Mark Lockheart : Dreamers
Ce qu’on apprécie chez Mark Lockheart, c’est la facilité avec laquelle il parvient à se fondre dans l’univers musical qui l’entoure. Véritable sax-caméléon, il peut changer d’aspect pour s’intégrer dans les milieux aussi hostiles qu’accueillants. Et on peut remonter loin… Déjà à l’époque où il intègre le Loose Tubes (cinq albums enregistrés dans les années quatre-vingts), un groupe de jazz influent pour la renaissance du jazz britannique et qui lui permet de se faire connaître auprès de vedettes du milieu pop/rock pour lesquelles il devient un musicien de session dès les années nonante (Jah Wobble, Radiohead, Stereolab, les High Llamas, …). A l’exception d’une escapade dans le milieu classique (« Salvator Mundi » où il confronte son saxophone aux offrandes de musiques religieuses), c’est toujours vers le jazz qu’il retourne : en quintet au sein du Polar Bear, en trio avec Malija (avec la paire rythmique Jasper Hoiby / Liam Noble) ou en formation très élargie (« Days on Earth », enregistré en sextet renforcé par un orchestre de trente musiciens…). Bref, insaisissable !
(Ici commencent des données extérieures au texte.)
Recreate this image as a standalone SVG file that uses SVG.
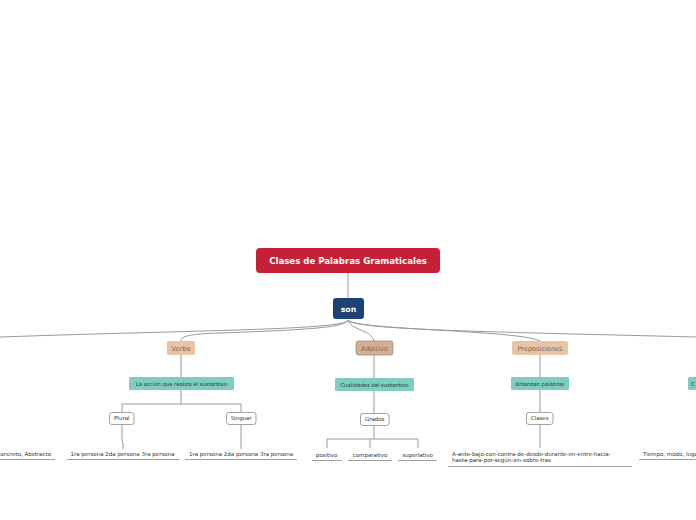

Pour ce nouvel opus subtilement intitulé « Dreamers », Lockheart s’est offert des libertés : « Ma seule intention était de ne pas être limité par un style ou un genre. » Dont acte… Nous partirons à la découvertes de nouveaux sons, sur des schémas electro-pop (on pourrait presque penser à Kraftwerk) ou free… Il n’y aura aucune barrière contraignante. Et avec le trident qui l’accompagne, le saxophoniste est servi ! Aux claviers, avec un rôle prépondérant, on retrouve un pilier du label Edition : Elliot Galvin (notamment membre de Dinosaur). Pour la section rythmique, Lockheart a porté son choix sur la paire Tom Herbert (lui aussi membre de Polar Bears) / Dave Smith (Loop Collective, Fofoulah).
Avec ces paramètres-là, « Dreamers » est bien entendu un album désarçonnant, dans le bon sens du terme. Il étonne et détonne… On en attendait pas moins d’un Mark Lockheart, constamment en rupture avec son passé.